No, I'd be furious. It's rude to take advantage of someone! I would (very politely, of course) give her a call and tell her you're glad she was able to find your son's hand-me-downs useful... but you hadn't had time to separate the clothes yet and some of the stuff you were planning on keeping near and dear were still mixed in with that pile. I'm totally irritated for you! Hope this works out!! If you need to vent, feel free to email me.
No you are not blowing it out of proportion. Just politely call her and tell her your boyfriend did not know that some of the items of clothing were special to you.. she will understand. GET THEM BACK ;)
L.,
I think the person with the etiquette problems is your boyfriend's sister. You specifically offered to go through the items for her but instead, she helped herself when you weren't around. Your boyfriend should not have made such an offer without checking with you. Most men don't place the importance on certain outfits, toys etc that we, as moms, do. However, that doesn't make what he did okay.

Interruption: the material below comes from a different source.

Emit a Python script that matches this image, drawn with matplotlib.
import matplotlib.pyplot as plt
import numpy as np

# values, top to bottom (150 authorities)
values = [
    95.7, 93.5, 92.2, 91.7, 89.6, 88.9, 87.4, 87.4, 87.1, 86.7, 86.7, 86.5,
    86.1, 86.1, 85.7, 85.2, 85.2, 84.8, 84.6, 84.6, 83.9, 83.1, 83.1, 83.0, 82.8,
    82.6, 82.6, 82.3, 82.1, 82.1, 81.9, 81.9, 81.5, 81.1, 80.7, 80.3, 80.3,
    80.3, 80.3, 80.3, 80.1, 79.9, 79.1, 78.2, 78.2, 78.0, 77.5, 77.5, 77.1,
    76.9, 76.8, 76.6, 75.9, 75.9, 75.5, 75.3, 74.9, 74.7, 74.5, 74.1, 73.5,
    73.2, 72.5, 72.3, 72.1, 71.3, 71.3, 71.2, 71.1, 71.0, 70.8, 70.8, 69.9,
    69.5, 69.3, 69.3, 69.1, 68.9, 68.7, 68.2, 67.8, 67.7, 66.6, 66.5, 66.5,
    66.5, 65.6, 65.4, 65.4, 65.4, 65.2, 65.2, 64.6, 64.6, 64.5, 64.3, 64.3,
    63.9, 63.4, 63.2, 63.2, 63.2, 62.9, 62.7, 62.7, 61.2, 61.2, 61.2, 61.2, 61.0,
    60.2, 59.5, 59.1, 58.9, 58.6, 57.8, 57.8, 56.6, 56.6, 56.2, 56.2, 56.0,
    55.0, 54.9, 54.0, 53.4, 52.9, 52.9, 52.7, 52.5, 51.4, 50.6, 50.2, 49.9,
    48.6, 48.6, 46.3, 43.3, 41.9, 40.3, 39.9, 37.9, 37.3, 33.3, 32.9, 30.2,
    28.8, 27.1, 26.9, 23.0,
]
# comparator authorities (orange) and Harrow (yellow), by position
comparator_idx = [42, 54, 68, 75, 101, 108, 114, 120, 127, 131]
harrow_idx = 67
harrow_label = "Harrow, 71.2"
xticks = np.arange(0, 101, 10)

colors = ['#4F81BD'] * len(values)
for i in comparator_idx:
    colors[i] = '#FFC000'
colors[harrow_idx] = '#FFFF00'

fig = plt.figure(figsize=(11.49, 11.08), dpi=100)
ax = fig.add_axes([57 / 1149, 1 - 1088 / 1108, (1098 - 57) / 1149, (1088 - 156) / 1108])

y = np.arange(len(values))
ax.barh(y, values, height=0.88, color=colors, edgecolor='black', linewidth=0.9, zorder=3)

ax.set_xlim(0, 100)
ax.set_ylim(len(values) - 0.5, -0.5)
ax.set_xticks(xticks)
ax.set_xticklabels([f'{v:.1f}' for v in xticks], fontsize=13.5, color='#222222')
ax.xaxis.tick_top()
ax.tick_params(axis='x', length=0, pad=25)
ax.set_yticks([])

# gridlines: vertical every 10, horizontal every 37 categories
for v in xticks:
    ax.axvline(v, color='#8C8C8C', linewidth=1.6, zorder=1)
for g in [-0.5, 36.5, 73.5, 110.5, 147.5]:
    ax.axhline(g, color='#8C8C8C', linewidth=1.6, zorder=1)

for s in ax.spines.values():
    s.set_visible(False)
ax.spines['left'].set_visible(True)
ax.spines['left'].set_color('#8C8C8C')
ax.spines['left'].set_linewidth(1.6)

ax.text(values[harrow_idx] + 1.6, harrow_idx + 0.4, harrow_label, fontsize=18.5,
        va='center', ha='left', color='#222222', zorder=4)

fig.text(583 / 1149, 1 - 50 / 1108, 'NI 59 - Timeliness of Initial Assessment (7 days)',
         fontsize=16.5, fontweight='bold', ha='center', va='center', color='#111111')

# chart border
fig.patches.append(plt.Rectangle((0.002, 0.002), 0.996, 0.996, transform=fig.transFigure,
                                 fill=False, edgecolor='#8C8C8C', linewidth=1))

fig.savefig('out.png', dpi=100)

I see no problem with asking your boyfriend's sister for the items back and advise that YOU will sort through things and decide what she can have -besides, they belong to your son, not her child. I also suggest that you do this in front of your boyfriend and explain that you expect his support. I don't know if your boyfriend is the father, but if he is, he should definitely support you and if he isn't the father, he has no right to offer any of your son's belongings to anybody.
good luck.
L.
I thinnk you should just explain to her what happened. Tell her you would like to get back outfits that are special/meaningful to you. I'm sure since she is about to be a mom she'd understand the whole first outfit thing. Luckily at this point she's not attached to the clothes. She probably just took everything (since your boyfriend said she could), regardless if she even liked it. GET THEM BACK ASAP is my opinion.
Tell your boyfriend that I vote he was WRONG lol:)
I would have been upset too, I would definately, ask for the special outfits back. Hopefully she will understand.
I dont' think you are being wrong in wanting the special things back. But I would not jump to conclusions that she took things out of malice. She took things that he said she could. Just call her up and let her know which things are special to you and that you want those things back. You might even offer to take her to the store to get a couple new things that she can keep forever - because they will become special to her like the special things are for you.
Good luck and give her the doubt that what she did was a mistake taht she would not have done if she understood the significance.